There are eight common turf grasses in Texas: Common Bermuda, Hybrid Bermuda, St. Augustine, Centipede, Zoysia, Buffalo, Tall Fescue, and Rye (for over-seeding in the fall). The two most common turf grasses in Texas are common Bermuda and St. Augustine.
Each has its strengths and weaknesses. Howard Garrett summarized things saying, “Grasses should be selected on horticultural requirements. For example, large sunny areas that will have active use should be planted in common Bermuda grass or Buffalo grass. Shade, less used areas should be planted with St. Augustine. Buffalo grass should be chosen for areas that will not get much water. They Hybrid (Bermuda) Tiff grass should be used in areas that need a smooth highly refined surface. Rye grass and other winter grasses can be used to provide winter color and to eliminate early spring weed problems. Winter grass used for over-seeding can also help speed soil improvement (Garrett’s Plants for Texas, p. 4).
Narrowing the comparison down to common Bermuda and St. Augustine, here is how they compare: 1.) Best adaptive: Common Bermuda – almost all regions. St Augustine – where temperatures do not fall below 15 degrees. 2.) Shade tolerance: Common Bermuda – Low, must have 8 to 10 hours of sunlight per day. St. Augustine – Good, but grows best in full sun. Requires at least 4 hours direct sunlight daily to hold its own, more to cover bare areas. 3.) Traffic tolerance: Bermuda – High. St. Augustine – Fair. 4.) Drought tolerance: Bermuda – Survives drought well, but must have adequate water to maintain color. St. Augustine – Fair (Neil Sperry’s Complete Guide to Texas Gardening, Second Edition, pp. 184-185). Neil Sperry writes of Common Bermuda – “Most widely grown lawn grass in Texas. Aggressive, can be invasive in flower, shrub and ground cover beds… more likely to cause allergy problems (from molds) than most other turf grasses. Among our most tolerant grasses to a variety of weed-killers” (ibid). He writes of St. Augustine – “very popular in South Texas… Able to crowd out Bermuda and other turf grasses when given good care” (ibid). It is also able to crowd out most weeds because its runners are above ground and grow like a vine on the ground surface and its height and large leaves tend to shade out other grasses.
Which is better? Overall, Bermuda is probably the hardiest if the area is not too shaded.
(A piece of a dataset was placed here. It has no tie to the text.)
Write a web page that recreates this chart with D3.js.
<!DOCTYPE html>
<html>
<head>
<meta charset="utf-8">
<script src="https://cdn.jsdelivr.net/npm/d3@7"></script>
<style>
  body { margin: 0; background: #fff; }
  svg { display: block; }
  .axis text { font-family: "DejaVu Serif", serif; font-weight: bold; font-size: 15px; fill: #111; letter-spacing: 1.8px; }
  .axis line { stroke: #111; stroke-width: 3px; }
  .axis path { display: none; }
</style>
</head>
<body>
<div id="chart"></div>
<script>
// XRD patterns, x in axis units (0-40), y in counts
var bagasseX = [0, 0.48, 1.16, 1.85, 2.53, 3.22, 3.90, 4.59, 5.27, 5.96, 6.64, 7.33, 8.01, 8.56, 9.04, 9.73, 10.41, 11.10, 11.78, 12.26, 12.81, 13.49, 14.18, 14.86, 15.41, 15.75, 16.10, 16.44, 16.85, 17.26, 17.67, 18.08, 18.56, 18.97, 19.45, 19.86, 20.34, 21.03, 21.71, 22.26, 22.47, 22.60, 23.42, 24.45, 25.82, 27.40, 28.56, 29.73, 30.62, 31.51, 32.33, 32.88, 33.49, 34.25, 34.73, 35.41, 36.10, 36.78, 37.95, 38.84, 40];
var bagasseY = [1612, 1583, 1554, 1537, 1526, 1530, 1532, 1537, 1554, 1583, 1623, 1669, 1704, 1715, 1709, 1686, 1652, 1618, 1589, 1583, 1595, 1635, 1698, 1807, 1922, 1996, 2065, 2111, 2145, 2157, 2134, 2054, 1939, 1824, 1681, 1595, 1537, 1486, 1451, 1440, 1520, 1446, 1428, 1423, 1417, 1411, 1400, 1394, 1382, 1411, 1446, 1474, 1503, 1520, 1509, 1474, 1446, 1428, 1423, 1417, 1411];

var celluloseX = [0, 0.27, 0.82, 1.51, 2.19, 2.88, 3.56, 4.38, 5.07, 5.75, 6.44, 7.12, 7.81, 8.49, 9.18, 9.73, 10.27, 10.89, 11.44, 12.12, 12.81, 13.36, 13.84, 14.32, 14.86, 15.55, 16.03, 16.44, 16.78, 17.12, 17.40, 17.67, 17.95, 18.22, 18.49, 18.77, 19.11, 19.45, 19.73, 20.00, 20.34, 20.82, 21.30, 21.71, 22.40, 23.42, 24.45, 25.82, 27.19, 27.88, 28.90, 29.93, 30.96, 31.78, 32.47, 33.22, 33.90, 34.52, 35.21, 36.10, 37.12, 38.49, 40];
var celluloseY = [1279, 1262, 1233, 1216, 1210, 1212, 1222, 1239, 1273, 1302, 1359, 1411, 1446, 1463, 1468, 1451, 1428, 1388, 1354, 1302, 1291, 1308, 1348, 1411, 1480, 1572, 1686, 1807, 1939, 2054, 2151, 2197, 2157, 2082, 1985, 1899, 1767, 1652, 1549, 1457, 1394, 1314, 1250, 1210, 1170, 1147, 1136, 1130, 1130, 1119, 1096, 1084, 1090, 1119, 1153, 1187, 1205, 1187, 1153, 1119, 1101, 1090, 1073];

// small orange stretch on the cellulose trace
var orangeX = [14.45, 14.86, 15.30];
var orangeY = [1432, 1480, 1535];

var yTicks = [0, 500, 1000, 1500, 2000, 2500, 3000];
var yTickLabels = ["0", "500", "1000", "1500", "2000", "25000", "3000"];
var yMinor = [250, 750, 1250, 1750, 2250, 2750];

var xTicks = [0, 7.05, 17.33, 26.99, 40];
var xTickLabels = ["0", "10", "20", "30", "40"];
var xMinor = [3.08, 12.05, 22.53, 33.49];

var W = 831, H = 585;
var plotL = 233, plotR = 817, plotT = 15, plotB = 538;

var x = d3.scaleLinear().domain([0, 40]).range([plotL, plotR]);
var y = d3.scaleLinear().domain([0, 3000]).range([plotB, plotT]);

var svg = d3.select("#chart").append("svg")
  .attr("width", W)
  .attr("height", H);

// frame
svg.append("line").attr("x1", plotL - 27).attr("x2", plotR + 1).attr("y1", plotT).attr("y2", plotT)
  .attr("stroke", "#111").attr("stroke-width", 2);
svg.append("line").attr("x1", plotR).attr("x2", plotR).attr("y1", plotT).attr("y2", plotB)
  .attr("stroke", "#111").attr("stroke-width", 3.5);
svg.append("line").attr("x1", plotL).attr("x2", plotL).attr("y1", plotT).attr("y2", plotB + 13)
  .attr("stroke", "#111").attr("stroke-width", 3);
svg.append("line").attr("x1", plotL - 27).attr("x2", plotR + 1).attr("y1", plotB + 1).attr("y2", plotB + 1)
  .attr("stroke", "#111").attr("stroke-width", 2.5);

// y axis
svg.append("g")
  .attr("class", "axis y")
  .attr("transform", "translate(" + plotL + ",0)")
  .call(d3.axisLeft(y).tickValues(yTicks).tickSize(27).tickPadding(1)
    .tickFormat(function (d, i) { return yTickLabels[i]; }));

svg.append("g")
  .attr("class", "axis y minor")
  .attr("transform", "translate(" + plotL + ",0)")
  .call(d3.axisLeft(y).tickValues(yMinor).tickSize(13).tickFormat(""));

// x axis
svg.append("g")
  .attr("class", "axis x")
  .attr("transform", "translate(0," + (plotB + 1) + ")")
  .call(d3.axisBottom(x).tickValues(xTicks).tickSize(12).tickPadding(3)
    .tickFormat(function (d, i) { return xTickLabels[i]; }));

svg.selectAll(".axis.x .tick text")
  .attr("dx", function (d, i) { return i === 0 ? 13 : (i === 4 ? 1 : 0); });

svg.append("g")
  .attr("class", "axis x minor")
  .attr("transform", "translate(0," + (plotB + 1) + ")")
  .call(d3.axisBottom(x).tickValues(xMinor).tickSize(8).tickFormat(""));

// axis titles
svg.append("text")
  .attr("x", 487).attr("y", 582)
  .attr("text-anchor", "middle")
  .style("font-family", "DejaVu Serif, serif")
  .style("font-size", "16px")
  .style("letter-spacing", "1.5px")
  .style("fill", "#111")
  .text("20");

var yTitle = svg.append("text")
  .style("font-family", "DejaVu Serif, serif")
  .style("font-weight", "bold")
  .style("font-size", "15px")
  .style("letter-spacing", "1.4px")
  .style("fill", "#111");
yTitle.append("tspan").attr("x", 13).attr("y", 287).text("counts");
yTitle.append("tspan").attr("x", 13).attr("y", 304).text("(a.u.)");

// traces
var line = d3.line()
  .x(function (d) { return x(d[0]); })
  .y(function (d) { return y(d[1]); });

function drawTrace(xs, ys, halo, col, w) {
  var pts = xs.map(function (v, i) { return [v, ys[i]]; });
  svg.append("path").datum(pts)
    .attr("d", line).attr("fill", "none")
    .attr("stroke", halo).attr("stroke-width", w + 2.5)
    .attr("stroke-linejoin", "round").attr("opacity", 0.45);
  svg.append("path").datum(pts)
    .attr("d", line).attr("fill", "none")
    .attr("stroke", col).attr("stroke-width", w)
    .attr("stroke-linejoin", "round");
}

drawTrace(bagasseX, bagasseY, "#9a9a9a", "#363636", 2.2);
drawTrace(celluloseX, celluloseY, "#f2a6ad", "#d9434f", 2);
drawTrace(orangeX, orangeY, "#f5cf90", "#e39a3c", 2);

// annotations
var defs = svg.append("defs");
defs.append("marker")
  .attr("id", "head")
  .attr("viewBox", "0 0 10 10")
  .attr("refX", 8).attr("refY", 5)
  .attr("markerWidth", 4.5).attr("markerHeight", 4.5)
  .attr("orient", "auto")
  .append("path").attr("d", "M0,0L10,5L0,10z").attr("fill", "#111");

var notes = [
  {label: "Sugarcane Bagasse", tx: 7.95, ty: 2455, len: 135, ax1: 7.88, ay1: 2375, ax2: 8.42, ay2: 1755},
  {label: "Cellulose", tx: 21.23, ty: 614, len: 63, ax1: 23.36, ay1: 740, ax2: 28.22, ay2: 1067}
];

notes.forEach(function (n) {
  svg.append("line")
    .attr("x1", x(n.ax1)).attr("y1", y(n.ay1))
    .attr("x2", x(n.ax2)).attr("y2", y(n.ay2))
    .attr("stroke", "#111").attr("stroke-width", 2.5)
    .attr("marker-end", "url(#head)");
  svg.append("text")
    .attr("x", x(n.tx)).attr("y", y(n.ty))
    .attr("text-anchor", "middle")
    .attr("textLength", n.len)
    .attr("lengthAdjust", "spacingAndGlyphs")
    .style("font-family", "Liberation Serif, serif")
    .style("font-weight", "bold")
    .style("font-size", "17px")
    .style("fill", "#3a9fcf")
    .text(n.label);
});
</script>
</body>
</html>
However, they each have their strength and weaknesses. Some of the best lawns are actually a blend. This allows the strengths of each to offset the weaknesses of the other.
While visiting relatives, I listened to two men discussing the qualities of these two grasses, and which was better. I immediately thought about a spiritual application. Many argue over which preacher or church member is the best. The truth is: we each have different talents. One may be better at one task, and another better at a different task. In the church we should all use our talents and blend them together for the common cause, and the glory of God. Consider: “We have many members in one body, but all the members do not have the same function. Having then gifts differing according to the grace that is given us, let us use them: if prophesy, let us prophesy in proportion to our faith; or ministry, let us use it in our ministering; he who teaches, in teaching; he who exhorts, in exhortation; he who gives, with liberality; he who leads, with diligence; he who shows mercy, with cheerfulness” (Romans 12:4-8). “The body is not one member but many… and if they were all one member, where would the body be? But now indeed there are many members but one body. And the eye cannot say to the hand ‘I have no need of you’; nor again the head to the feet, ‘I have no need of you’” (1 Corinthians 12:14, 19-21). “As each one has received a gift, minister it to one another, as good stewards of the manifold grace of God. If anyone speaks, let him speak as the oracles of God. If anyone ministers, let him do it as with the ability which God supplies, that in all things God may be glorified through Jesus Christ…” (1 Peter 4:10-11).